What you should do => Every record that follows should be printed verbatim.
[START OF Input rows]
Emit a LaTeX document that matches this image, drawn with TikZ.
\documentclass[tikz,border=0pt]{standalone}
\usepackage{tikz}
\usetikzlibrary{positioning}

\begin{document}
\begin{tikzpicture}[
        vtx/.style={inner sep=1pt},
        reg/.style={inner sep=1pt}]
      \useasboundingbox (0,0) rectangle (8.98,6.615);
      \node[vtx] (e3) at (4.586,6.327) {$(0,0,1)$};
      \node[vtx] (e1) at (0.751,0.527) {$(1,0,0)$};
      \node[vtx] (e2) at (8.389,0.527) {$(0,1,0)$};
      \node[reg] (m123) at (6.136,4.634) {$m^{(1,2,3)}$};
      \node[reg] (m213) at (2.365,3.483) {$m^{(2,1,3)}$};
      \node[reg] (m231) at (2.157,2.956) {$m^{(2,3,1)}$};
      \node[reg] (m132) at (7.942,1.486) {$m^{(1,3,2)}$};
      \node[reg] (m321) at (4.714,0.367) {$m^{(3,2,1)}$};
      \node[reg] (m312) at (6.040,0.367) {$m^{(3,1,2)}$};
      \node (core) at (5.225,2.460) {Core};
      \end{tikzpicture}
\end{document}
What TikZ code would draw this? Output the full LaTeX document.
[END OF Input rows]
Final result =>
Emit a LaTeX document that matches this image, drawn with TikZ.
\documentclass[tikz,border=0pt]{standalone}
\usepackage{tikz}
\usetikzlibrary{positioning}

\begin{document}
\begin{tikzpicture}[
        vtx/.style={inner sep=1pt},
        reg/.style={inner sep=1pt}]
      \useasboundingbox (0,0) rectangle (8.98,6.615);
      \node[vtx] (e3) at (4.586,6.327) {$(0,0,1)$};
      \node[vtx] (e1) at (0.751,0.527) {$(1,0,0)$};
      \node[vtx] (e2) at (8.389,0.527) {$(0,1,0)$};
      \node[reg] (m123) at (6.136,4.634) {$m^{(1,2,3)}$};
      \node[reg] (m213) at (2.365,3.483) {$m^{(2,1,3)}$};
      \node[reg] (m231) at (2.157,2.956) {$m^{(2,3,1)}$};
      \node[reg] (m132) at (7.942,1.486) {$m^{(1,3,2)}$};
      \node[reg] (m321) at (4.714,0.367) {$m^{(3,2,1)}$};
      \node[reg] (m312) at (6.040,0.367) {$m^{(3,1,2)}$};
      \node (core) at (5.225,2.460) {Core};
      \end{tikzpicture}
\end{document}
What TikZ code would draw this? Output the full LaTeX document.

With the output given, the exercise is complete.